-- start of Available data --

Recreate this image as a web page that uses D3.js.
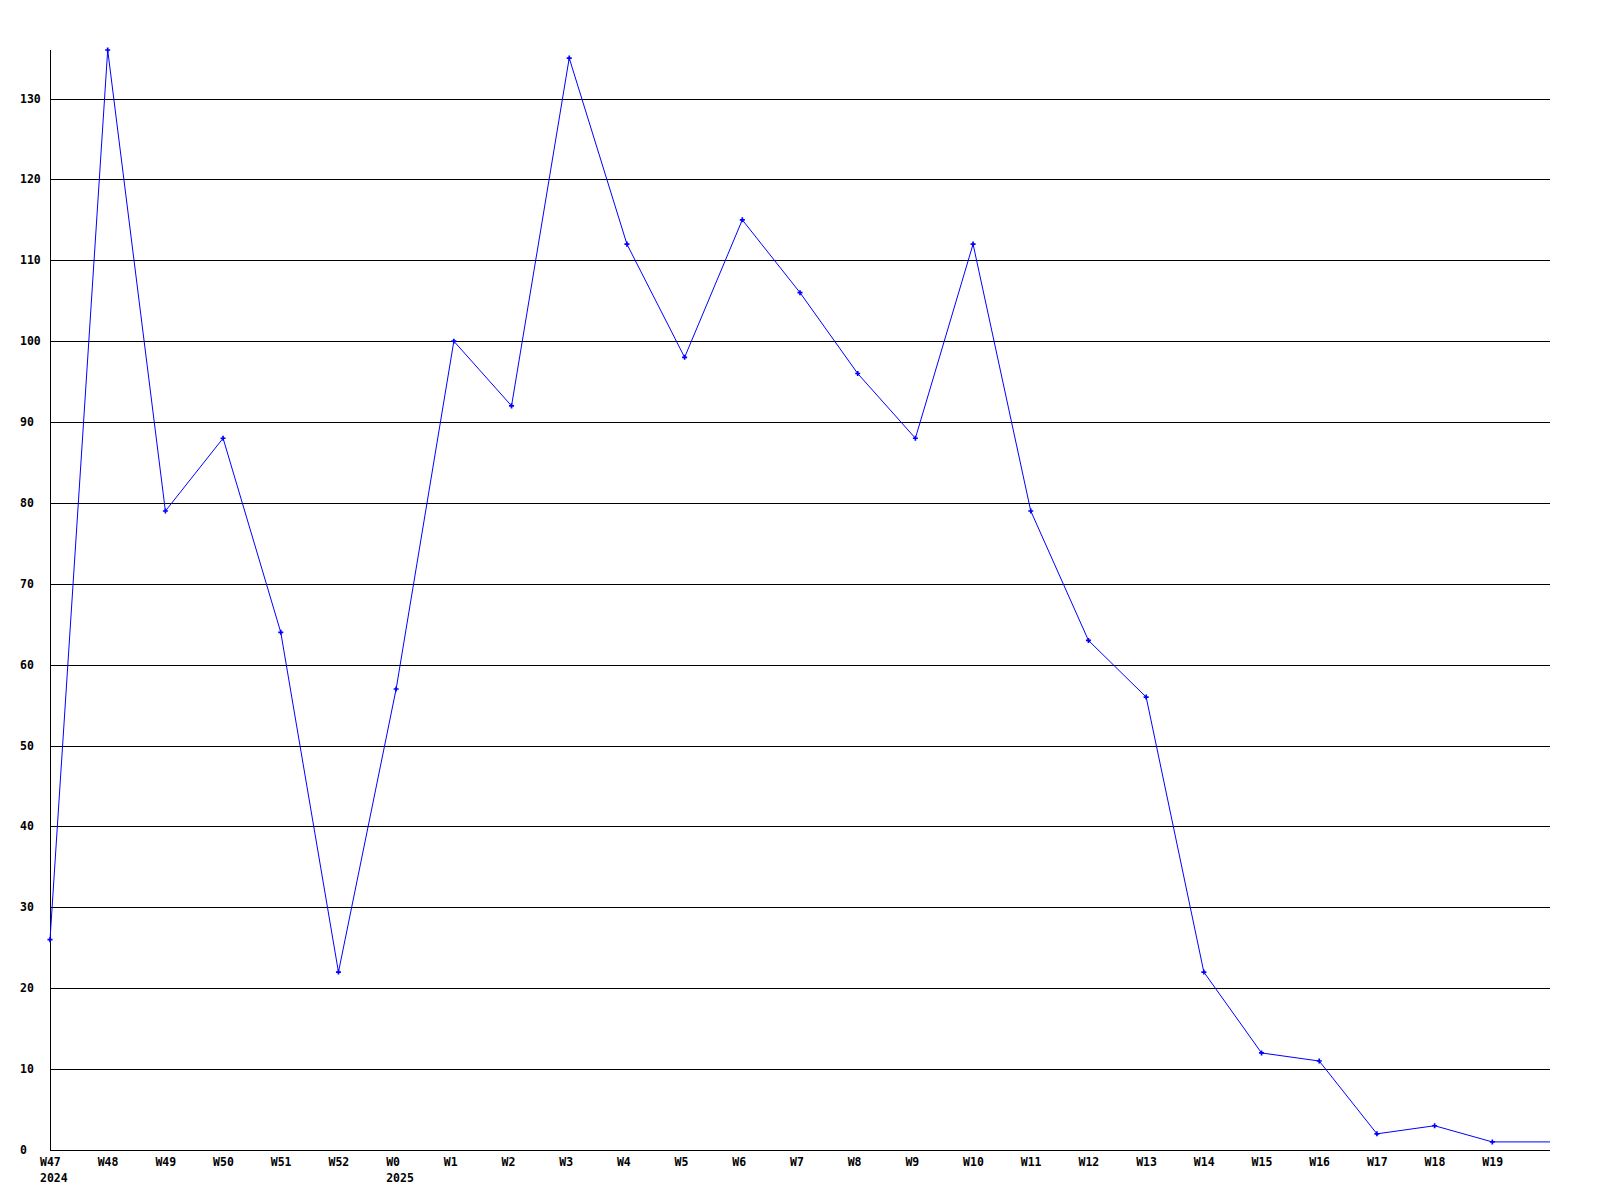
<!DOCTYPE html>
<html>
<head>
<meta charset="utf-8">
<script src="https://cdn.jsdelivr.net/npm/d3@7"></script>
<style>
html,body{margin:0;padding:0;background:#fff;}
text{font-family:"DejaVu Sans Mono","Liberation Mono",monospace;font-weight:bold;font-size:11.5px;fill:#000;}
</style>
</head>
<body>
<svg id="chart" width="1600" height="1200"></svg>
<script>
const weekLabels = ["W47","W48","W49","W50","W51","W52","W0","W1","W2","W3","W4","W5","W6","W7","W8","W9","W10","W11","W12","W13","W14","W15","W16","W17","W18","W19",""];
const yearLabels = ["2024","","","","","","2025","","","","","","","","","","","","","","","","","","","",""];
const values = [26,136,79,88,64,22,57,100,92,135,112,98,115,106,96,88,112,79,63,56,22,12,11,2,3,1,1];
const markerShown = [1,1,1,1,1,1,1,1,1,1,1,1,1,1,1,1,1,1,1,1,1,1,1,1,1,1,0];
const yTicks = [0,10,20,30,40,50,60,70,80,90,100,110,120,130];
const yMax = 136;

const svg = d3.select("#chart");
const x = d3.scaleLinear().domain([0, values.length - 1]).range([50, 1550]);
const y = d3.scaleLinear().domain([0, yMax]).range([1150, 50]);

// gridlines
svg.append("g").selectAll("line").data(yTicks.filter(d => d > 0)).join("line")
  .attr("x1", 50).attr("x2", 1550)
  .attr("y1", d => Math.round(y(d)) + 0.5).attr("y2", d => Math.round(y(d)) + 0.5)
  .attr("stroke", "#000").attr("stroke-width", 1).attr("shape-rendering", "crispEdges");

// axes
svg.append("line").attr("x1", 50.5).attr("x2", 50.5).attr("y1", 50).attr("y2", 1150.5)
  .attr("stroke", "#000").attr("shape-rendering", "crispEdges");
svg.append("line").attr("x1", 50).attr("x2", 1550).attr("y1", 1150.5).attr("y2", 1150.5)
  .attr("stroke", "#000").attr("shape-rendering", "crispEdges");

// y labels
svg.append("g").selectAll("text").data(yTicks).join("text")
  .attr("x", 20).attr("y", d => y(d)).attr("dy", "0.35em")
  .text(d => d);

// x labels
svg.append("g").selectAll("text").data(weekLabels).join("text")
  .attr("x", (d, i) => x(i) - 10).attr("y", 1166).attr("text-anchor", "start")
  .text(d => d);
svg.append("g").selectAll("text").data(yearLabels).join("text")
  .attr("x", (d, i) => x(i) - 10).attr("y", 1182).attr("text-anchor", "start")
  .text(d => d);

// line
const line = d3.line().x((d, i) => x(i)).y(d => y(d));
svg.append("path").datum(values).attr("d", line)
  .attr("fill", "none").attr("stroke", "#0000ff").attr("stroke-width", 1);

// markers
svg.append("g").selectAll("path").data(values.map((v, i) => ({v, i})).filter(d => markerShown[d.i])).join("path")
  .attr("d", d3.symbol().type(d3.symbolCross).size(14))
  .attr("transform", d => `translate(${x(d.i)},${y(d.v)})`)
  .attr("fill", "#0000ff");
</script>
</body>
</html>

-- end of Available data --

● Problem requirements: Restate the whole listing above exactly, except for its images.

● Worked solution:
Recreate this image as a web page that uses D3.js.
<!DOCTYPE html>
<html>
<head>
<meta charset="utf-8">
<script src="https://cdn.jsdelivr.net/npm/d3@7"></script>
<style>
html,body{margin:0;padding:0;background:#fff;}
text{font-family:"DejaVu Sans Mono","Liberation Mono",monospace;font-weight:bold;font-size:11.5px;fill:#000;}
</style>
</head>
<body>
<svg id="chart" width="1600" height="1200"></svg>
<script>
const weekLabels = ["W47","W48","W49","W50","W51","W52","W0","W1","W2","W3","W4","W5","W6","W7","W8","W9","W10","W11","W12","W13","W14","W15","W16","W17","W18","W19",""];
const yearLabels = ["2024","","","","","","2025","","","","","","","","","","","","","","","","","","","",""];
const values = [26,136,79,88,64,22,57,100,92,135,112,98,115,106,96,88,112,79,63,56,22,12,11,2,3,1,1];
const markerShown = [1,1,1,1,1,1,1,1,1,1,1,1,1,1,1,1,1,1,1,1,1,1,1,1,1,1,0];
const yTicks = [0,10,20,30,40,50,60,70,80,90,100,110,120,130];
const yMax = 136;

const svg = d3.select("#chart");
const x = d3.scaleLinear().domain([0, values.length - 1]).range([50, 1550]);
const y = d3.scaleLinear().domain([0, yMax]).range([1150, 50]);

// gridlines
svg.append("g").selectAll("line").data(yTicks.filter(d => d > 0)).join("line")
  .attr("x1", 50).attr("x2", 1550)
  .attr("y1", d => Math.round(y(d)) + 0.5).attr("y2", d => Math.round(y(d)) + 0.5)
  .attr("stroke", "#000").attr("stroke-width", 1).attr("shape-rendering", "crispEdges");

// axes
svg.append("line").attr("x1", 50.5).attr("x2", 50.5).attr("y1", 50).attr("y2", 1150.5)
  .attr("stroke", "#000").attr("shape-rendering", "crispEdges");
svg.append("line").attr("x1", 50).attr("x2", 1550).attr("y1", 1150.5).attr("y2", 1150.5)
  .attr("stroke", "#000").attr("shape-rendering", "crispEdges");

// y labels
svg.append("g").selectAll("text").data(yTicks).join("text")
  .attr("x", 20).attr("y", d => y(d)).attr("dy", "0.35em")
  .text(d => d);

// x labels
svg.append("g").selectAll("text").data(weekLabels).join("text")
  .attr("x", (d, i) => x(i) - 10).attr("y", 1166).attr("text-anchor", "start")
  .text(d => d);
svg.append("g").selectAll("text").data(yearLabels).join("text")
  .attr("x", (d, i) => x(i) - 10).attr("y", 1182).attr("text-anchor", "start")
  .text(d => d);

// line
const line = d3.line().x((d, i) => x(i)).y(d => y(d));
svg.append("path").datum(values).attr("d", line)
  .attr("fill", "none").attr("stroke", "#0000ff").attr("stroke-width", 1);

// markers
svg.append("g").selectAll("path").data(values.map((v, i) => ({v, i})).filter(d => markerShown[d.i])).join("path")
  .attr("d", d3.symbol().type(d3.symbolCross).size(14))
  .attr("transform", d => `translate(${x(d.i)},${y(d.v)})`)
  .attr("fill", "#0000ff");
</script>
</body>
</html>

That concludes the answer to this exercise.